What is asked: Quote every line of the data below as it stands, omitting pictures.

Dataset content:
======

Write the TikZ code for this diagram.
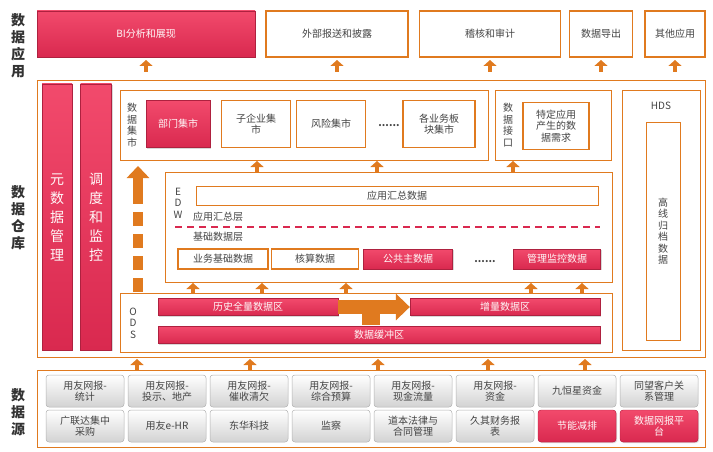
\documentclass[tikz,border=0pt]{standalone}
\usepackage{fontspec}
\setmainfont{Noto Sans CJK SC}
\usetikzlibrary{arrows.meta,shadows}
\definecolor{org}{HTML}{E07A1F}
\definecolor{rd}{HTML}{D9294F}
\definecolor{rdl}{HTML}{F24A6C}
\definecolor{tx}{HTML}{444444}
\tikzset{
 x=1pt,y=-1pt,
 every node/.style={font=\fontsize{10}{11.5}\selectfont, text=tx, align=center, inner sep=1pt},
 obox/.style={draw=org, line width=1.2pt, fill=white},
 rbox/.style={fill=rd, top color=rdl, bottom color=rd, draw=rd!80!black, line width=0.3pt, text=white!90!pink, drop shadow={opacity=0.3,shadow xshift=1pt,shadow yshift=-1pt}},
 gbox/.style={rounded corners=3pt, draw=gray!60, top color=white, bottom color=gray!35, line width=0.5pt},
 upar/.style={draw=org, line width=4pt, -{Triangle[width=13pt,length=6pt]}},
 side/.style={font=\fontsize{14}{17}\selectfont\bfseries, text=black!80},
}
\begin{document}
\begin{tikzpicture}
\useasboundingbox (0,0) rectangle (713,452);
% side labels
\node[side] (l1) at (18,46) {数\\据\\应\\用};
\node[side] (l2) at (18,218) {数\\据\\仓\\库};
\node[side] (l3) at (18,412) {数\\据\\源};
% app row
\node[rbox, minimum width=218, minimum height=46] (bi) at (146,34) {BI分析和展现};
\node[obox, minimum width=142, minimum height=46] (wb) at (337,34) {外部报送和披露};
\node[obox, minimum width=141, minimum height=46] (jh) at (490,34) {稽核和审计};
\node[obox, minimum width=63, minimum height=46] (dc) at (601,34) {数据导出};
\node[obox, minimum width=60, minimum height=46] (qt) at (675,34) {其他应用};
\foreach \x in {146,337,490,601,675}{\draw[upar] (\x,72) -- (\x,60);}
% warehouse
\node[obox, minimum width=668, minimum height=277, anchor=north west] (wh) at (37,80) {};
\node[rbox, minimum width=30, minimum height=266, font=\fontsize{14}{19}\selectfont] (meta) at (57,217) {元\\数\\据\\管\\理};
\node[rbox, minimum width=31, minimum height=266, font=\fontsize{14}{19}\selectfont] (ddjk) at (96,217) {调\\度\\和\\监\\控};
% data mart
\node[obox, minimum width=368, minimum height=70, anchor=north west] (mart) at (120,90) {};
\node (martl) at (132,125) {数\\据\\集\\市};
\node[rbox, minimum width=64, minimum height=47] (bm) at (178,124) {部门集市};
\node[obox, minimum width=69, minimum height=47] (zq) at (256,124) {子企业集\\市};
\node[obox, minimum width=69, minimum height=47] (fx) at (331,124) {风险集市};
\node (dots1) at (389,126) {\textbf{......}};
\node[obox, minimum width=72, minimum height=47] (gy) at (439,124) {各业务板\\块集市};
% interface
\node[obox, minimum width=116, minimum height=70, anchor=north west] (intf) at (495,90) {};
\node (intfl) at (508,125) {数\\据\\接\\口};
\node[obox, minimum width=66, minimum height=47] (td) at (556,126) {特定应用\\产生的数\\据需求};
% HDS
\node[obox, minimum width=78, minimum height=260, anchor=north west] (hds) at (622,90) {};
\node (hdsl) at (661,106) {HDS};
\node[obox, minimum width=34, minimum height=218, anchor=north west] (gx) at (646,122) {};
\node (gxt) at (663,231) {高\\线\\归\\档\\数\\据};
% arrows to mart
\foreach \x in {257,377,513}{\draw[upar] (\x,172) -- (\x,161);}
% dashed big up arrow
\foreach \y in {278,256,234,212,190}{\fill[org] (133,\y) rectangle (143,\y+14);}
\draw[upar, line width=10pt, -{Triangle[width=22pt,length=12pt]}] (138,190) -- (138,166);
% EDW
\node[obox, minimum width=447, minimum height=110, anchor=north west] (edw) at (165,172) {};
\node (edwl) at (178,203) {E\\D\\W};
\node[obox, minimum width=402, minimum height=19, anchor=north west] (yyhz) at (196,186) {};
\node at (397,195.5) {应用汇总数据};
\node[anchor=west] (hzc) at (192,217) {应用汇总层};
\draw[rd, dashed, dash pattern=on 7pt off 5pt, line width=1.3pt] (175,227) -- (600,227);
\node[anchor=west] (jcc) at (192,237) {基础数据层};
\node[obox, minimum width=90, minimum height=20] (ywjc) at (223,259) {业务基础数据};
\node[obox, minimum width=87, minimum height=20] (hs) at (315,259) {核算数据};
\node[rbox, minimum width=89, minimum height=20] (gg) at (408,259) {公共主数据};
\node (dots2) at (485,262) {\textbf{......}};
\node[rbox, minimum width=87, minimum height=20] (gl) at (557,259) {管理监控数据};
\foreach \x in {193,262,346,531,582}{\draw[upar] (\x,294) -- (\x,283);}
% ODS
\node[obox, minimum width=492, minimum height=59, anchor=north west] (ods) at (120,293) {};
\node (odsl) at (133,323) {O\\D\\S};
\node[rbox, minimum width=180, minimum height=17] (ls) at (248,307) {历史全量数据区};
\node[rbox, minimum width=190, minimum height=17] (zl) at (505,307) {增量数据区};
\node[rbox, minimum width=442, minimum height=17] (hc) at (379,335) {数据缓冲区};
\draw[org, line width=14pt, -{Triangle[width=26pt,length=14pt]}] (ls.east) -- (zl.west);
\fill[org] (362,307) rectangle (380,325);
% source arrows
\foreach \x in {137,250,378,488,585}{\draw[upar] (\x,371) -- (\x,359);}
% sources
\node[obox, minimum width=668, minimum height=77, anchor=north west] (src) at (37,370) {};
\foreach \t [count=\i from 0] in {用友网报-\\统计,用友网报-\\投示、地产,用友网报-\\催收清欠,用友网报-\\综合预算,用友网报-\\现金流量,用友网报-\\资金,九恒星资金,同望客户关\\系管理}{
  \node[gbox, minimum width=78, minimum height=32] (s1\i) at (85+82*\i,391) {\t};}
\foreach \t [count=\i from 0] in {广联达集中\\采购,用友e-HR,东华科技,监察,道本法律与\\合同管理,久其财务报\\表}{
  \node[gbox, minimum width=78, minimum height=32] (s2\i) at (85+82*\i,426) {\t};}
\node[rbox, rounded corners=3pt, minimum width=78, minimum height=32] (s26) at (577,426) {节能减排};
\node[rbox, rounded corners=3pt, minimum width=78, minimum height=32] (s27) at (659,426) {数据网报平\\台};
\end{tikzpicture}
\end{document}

======

Reply to the task:
Write the TikZ code for this diagram.
\documentclass[tikz,border=0pt]{standalone}
\usepackage{fontspec}
\setmainfont{Noto Sans CJK SC}
\usetikzlibrary{arrows.meta,shadows}
\definecolor{org}{HTML}{E07A1F}
\definecolor{rd}{HTML}{D9294F}
\definecolor{rdl}{HTML}{F24A6C}
\definecolor{tx}{HTML}{444444}
\tikzset{
 x=1pt,y=-1pt,
 every node/.style={font=\fontsize{10}{11.5}\selectfont, text=tx, align=center, inner sep=1pt},
 obox/.style={draw=org, line width=1.2pt, fill=white},
 rbox/.style={fill=rd, top color=rdl, bottom color=rd, draw=rd!80!black, line width=0.3pt, text=white!90!pink, drop shadow={opacity=0.3,shadow xshift=1pt,shadow yshift=-1pt}},
 gbox/.style={rounded corners=3pt, draw=gray!60, top color=white, bottom color=gray!35, line width=0.5pt},
 upar/.style={draw=org, line width=4pt, -{Triangle[width=13pt,length=6pt]}},
 side/.style={font=\fontsize{14}{17}\selectfont\bfseries, text=black!80},
}
\begin{document}
\begin{tikzpicture}
\useasboundingbox (0,0) rectangle (713,452);
% side labels
\node[side] (l1) at (18,46) {数\\据\\应\\用};
\node[side] (l2) at (18,218) {数\\据\\仓\\库};
\node[side] (l3) at (18,412) {数\\据\\源};
% app row
\node[rbox, minimum width=218, minimum height=46] (bi) at (146,34) {BI分析和展现};
\node[obox, minimum width=142, minimum height=46] (wb) at (337,34) {外部报送和披露};
\node[obox, minimum width=141, minimum height=46] (jh) at (490,34) {稽核和审计};
\node[obox, minimum width=63, minimum height=46] (dc) at (601,34) {数据导出};
\node[obox, minimum width=60, minimum height=46] (qt) at (675,34) {其他应用};
\foreach \x in {146,337,490,601,675}{\draw[upar] (\x,72) -- (\x,60);}
% warehouse
\node[obox, minimum width=668, minimum height=277, anchor=north west] (wh) at (37,80) {};
\node[rbox, minimum width=30, minimum height=266, font=\fontsize{14}{19}\selectfont] (meta) at (57,217) {元\\数\\据\\管\\理};
\node[rbox, minimum width=31, minimum height=266, font=\fontsize{14}{19}\selectfont] (ddjk) at (96,217) {调\\度\\和\\监\\控};
% data mart
\node[obox, minimum width=368, minimum height=70, anchor=north west] (mart) at (120,90) {};
\node (martl) at (132,125) {数\\据\\集\\市};
\node[rbox, minimum width=64, minimum height=47] (bm) at (178,124) {部门集市};
\node[obox, minimum width=69, minimum height=47] (zq) at (256,124) {子企业集\\市};
\node[obox, minimum width=69, minimum height=47] (fx) at (331,124) {风险集市};
\node (dots1) at (389,126) {\textbf{......}};
\node[obox, minimum width=72, minimum height=47] (gy) at (439,124) {各业务板\\块集市};
% interface
\node[obox, minimum width=116, minimum height=70, anchor=north west] (intf) at (495,90) {};
\node (intfl) at (508,125) {数\\据\\接\\口};
\node[obox, minimum width=66, minimum height=47] (td) at (556,126) {特定应用\\产生的数\\据需求};
% HDS
\node[obox, minimum width=78, minimum height=260, anchor=north west] (hds) at (622,90) {};
\node (hdsl) at (661,106) {HDS};
\node[obox, minimum width=34, minimum height=218, anchor=north west] (gx) at (646,122) {};
\node (gxt) at (663,231) {高\\线\\归\\档\\数\\据};
% arrows to mart
\foreach \x in {257,377,513}{\draw[upar] (\x,172) -- (\x,161);}
% dashed big up arrow
\foreach \y in {278,256,234,212,190}{\fill[org] (133,\y) rectangle (143,\y+14);}
\draw[upar, line width=10pt, -{Triangle[width=22pt,length=12pt]}] (138,190) -- (138,166);
% EDW
\node[obox, minimum width=447, minimum height=110, anchor=north west] (edw) at (165,172) {};
\node (edwl) at (178,203) {E\\D\\W};
\node[obox, minimum width=402, minimum height=19, anchor=north west] (yyhz) at (196,186) {};
\node at (397,195.5) {应用汇总数据};
\node[anchor=west] (hzc) at (192,217) {应用汇总层};
\draw[rd, dashed, dash pattern=on 7pt off 5pt, line width=1.3pt] (175,227) -- (600,227);
\node[anchor=west] (jcc) at (192,237) {基础数据层};
\node[obox, minimum width=90, minimum height=20] (ywjc) at (223,259) {业务基础数据};
\node[obox, minimum width=87, minimum height=20] (hs) at (315,259) {核算数据};
\node[rbox, minimum width=89, minimum height=20] (gg) at (408,259) {公共主数据};
\node (dots2) at (485,262) {\textbf{......}};
\node[rbox, minimum width=87, minimum height=20] (gl) at (557,259) {管理监控数据};
\foreach \x in {193,262,346,531,582}{\draw[upar] (\x,294) -- (\x,283);}
% ODS
\node[obox, minimum width=492, minimum height=59, anchor=north west] (ods) at (120,293) {};
\node (odsl) at (133,323) {O\\D\\S};
\node[rbox, minimum width=180, minimum height=17] (ls) at (248,307) {历史全量数据区};
\node[rbox, minimum width=190, minimum height=17] (zl) at (505,307) {增量数据区};
\node[rbox, minimum width=442, minimum height=17] (hc) at (379,335) {数据缓冲区};
\draw[org, line width=14pt, -{Triangle[width=26pt,length=14pt]}] (ls.east) -- (zl.west);
\fill[org] (362,307) rectangle (380,325);
% source arrows
\foreach \x in {137,250,378,488,585}{\draw[upar] (\x,371) -- (\x,359);}
% sources
\node[obox, minimum width=668, minimum height=77, anchor=north west] (src) at (37,370) {};
\foreach \t [count=\i from 0] in {用友网报-\\统计,用友网报-\\投示、地产,用友网报-\\催收清欠,用友网报-\\综合预算,用友网报-\\现金流量,用友网报-\\资金,九恒星资金,同望客户关\\系管理}{
  \node[gbox, minimum width=78, minimum height=32] (s1\i) at (85+82*\i,391) {\t};}
\foreach \t [count=\i from 0] in {广联达集中\\采购,用友e-HR,东华科技,监察,道本法律与\\合同管理,久其财务报\\表}{
  \node[gbox, minimum width=78, minimum height=32] (s2\i) at (85+82*\i,426) {\t};}
\node[rbox, rounded corners=3pt, minimum width=78, minimum height=32] (s26) at (577,426) {节能减排};
\node[rbox, rounded corners=3pt, minimum width=78, minimum height=32] (s27) at (659,426) {数据网报平\\台};
\end{tikzpicture}
\end{document}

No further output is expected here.